Combinatorial properties of convex polygons in point sets

Abstract

The Erdős-Szekeres theorem is a famous result in Discrete geometry that inspired a lot of research and motivated new problems. The theorem states that for every integer n ≥ 3 there is another integer N_0 such that any set of N ≥ N_0 points in general position in the plane contains the vertex set of a convex n-gon. Related is the question on the number of empty (without interior points) convex k-gons, X_k, in a set of n points, for k=3,4,5,... . A known result states that the alternating sum of the X_k's only depends on the number n of points, but not on the precise positions of the points. A proof was given by Pinchasi, Radoičić, and Sharir in 2006. In this thesis we extend this result to the numbers of convex k-gons with l interior points, X_{k,l}, and provide several formulas involving these numbers.

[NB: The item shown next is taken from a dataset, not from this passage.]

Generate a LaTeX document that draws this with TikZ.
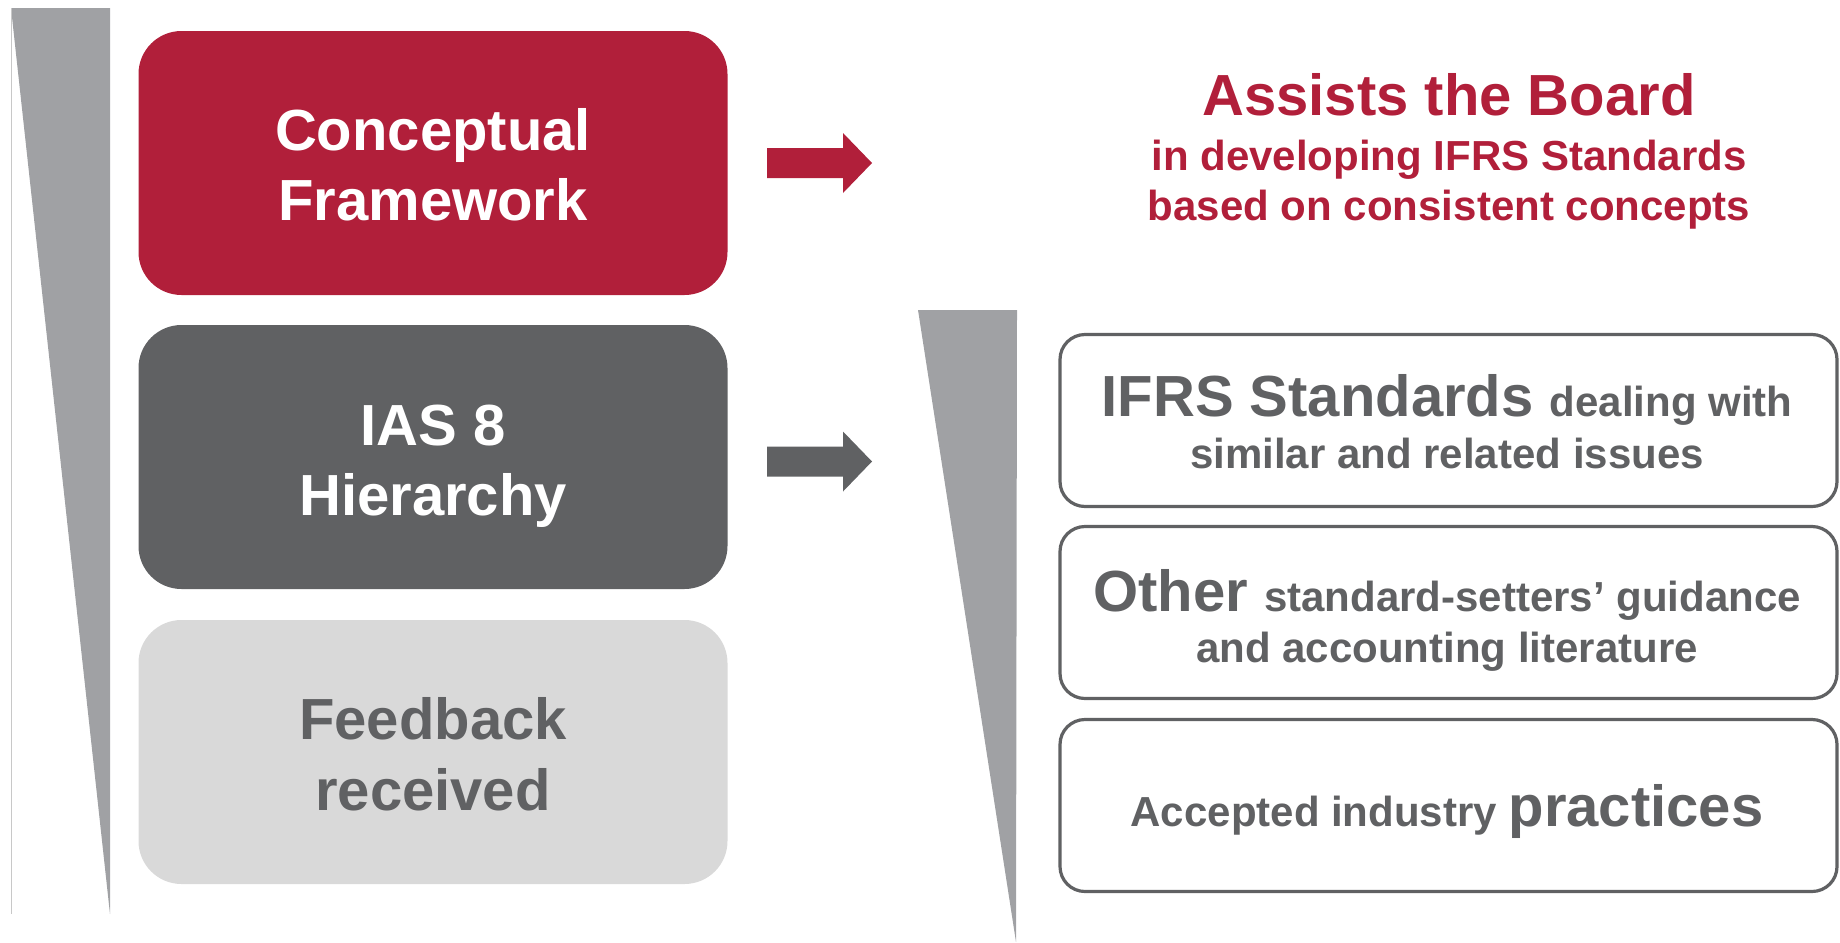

All these formulas only depend on the number n of points of the set. The proofs are based on a continuous motion argument. We further show that with this proof technique at most n-2 linearly independent equations for the X_{k,l}'s can be obtained and we provide n-2 such equations. We also obtain several other formulas, building upon a work by Huemer, Oliveros, Pérez-Lantero, and Vogtenhuber. The obtained formulas could further be useful to solve some open problems related to the Erdős-Szekeres theorem. This thesis also surveys several known results and questions related to this classical problem for point sets in the plane.